◆ THE TASK ◆
Retype nothing but the lines from the start of the material up to and including the line with "from matplotlib.lines import Line2D". Pictures don't belong in the copy.

◆ MATERIAL ◆
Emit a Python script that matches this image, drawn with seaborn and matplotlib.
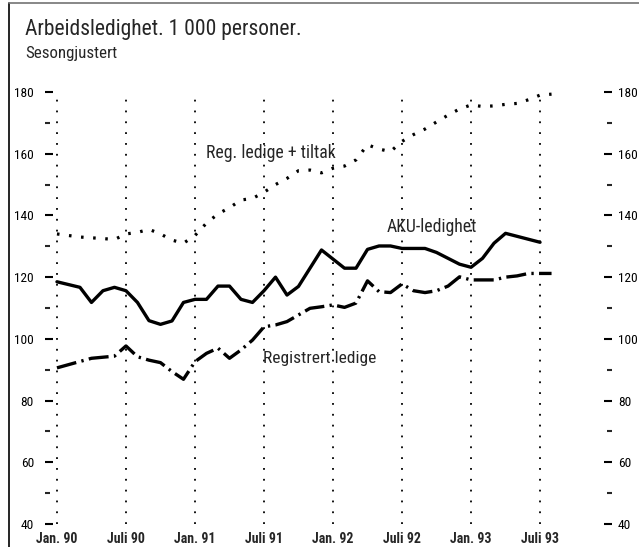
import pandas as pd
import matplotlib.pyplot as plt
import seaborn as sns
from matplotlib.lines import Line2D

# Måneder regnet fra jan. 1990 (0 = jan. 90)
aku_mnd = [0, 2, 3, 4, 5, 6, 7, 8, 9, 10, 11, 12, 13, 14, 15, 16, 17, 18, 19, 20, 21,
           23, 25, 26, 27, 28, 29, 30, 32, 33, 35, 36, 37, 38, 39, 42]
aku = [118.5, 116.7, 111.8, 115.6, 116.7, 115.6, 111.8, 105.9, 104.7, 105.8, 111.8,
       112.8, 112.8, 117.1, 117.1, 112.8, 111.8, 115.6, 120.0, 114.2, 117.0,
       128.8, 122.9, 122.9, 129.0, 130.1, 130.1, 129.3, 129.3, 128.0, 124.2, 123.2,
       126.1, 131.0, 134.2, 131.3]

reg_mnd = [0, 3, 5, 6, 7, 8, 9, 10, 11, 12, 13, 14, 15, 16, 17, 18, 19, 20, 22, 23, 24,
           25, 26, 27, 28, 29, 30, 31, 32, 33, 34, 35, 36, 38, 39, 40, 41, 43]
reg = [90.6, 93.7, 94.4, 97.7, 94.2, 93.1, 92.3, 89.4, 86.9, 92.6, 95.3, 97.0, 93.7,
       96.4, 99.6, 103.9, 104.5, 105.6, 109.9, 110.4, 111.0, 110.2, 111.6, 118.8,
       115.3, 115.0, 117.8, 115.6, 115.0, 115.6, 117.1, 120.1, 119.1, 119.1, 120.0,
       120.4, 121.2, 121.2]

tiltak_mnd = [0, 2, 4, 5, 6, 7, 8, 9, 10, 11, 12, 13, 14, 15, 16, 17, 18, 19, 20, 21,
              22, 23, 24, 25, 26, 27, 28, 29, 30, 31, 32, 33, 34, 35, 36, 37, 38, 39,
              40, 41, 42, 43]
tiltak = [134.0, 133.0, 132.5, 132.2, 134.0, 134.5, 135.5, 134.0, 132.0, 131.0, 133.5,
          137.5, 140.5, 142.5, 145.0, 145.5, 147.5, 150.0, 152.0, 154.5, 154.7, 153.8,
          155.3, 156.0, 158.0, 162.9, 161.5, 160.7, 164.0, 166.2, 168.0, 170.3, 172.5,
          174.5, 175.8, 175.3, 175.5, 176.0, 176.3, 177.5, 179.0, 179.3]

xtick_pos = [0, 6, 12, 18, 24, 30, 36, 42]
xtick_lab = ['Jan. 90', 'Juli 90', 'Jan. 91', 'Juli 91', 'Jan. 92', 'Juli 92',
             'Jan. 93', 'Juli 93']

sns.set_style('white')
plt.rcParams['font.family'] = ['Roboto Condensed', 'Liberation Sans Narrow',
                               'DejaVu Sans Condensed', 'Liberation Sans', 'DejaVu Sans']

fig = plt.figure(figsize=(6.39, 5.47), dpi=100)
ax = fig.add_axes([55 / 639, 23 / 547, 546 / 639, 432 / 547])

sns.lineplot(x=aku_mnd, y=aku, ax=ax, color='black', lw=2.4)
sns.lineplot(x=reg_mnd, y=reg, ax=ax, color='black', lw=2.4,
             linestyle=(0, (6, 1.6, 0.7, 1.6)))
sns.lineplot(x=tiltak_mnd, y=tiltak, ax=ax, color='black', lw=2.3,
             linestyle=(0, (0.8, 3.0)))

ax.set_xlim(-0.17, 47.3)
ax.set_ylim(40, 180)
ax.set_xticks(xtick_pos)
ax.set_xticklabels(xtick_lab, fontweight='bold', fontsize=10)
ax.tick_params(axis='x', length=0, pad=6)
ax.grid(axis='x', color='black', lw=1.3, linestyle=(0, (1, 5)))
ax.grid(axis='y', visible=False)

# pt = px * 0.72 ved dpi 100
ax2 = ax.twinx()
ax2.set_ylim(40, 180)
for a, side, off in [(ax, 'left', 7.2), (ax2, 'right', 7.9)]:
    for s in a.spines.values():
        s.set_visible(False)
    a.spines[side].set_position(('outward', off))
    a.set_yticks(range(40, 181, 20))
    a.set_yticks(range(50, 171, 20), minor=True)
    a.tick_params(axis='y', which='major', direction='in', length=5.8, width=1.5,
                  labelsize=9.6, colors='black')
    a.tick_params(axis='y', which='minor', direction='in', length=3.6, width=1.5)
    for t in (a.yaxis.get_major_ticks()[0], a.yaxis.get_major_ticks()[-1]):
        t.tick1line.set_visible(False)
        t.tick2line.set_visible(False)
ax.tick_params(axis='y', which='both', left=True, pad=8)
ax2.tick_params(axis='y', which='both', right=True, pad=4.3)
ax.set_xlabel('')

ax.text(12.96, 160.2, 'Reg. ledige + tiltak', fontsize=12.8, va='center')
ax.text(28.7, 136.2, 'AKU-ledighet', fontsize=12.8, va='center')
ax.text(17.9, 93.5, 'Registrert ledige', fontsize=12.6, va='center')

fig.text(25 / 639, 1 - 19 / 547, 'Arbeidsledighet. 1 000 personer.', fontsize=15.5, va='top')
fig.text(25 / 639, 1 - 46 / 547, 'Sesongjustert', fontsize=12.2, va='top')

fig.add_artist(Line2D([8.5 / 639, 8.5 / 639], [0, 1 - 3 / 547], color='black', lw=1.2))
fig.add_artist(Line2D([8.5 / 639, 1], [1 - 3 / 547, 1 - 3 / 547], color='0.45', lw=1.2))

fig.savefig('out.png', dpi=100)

◆ SOLUTION FOR THIS EXERCISE ◆
Emit a Python script that matches this image, drawn with seaborn and matplotlib.
import pandas as pd
import matplotlib.pyplot as plt
import seaborn as sns
from matplotlib.lines import Line2D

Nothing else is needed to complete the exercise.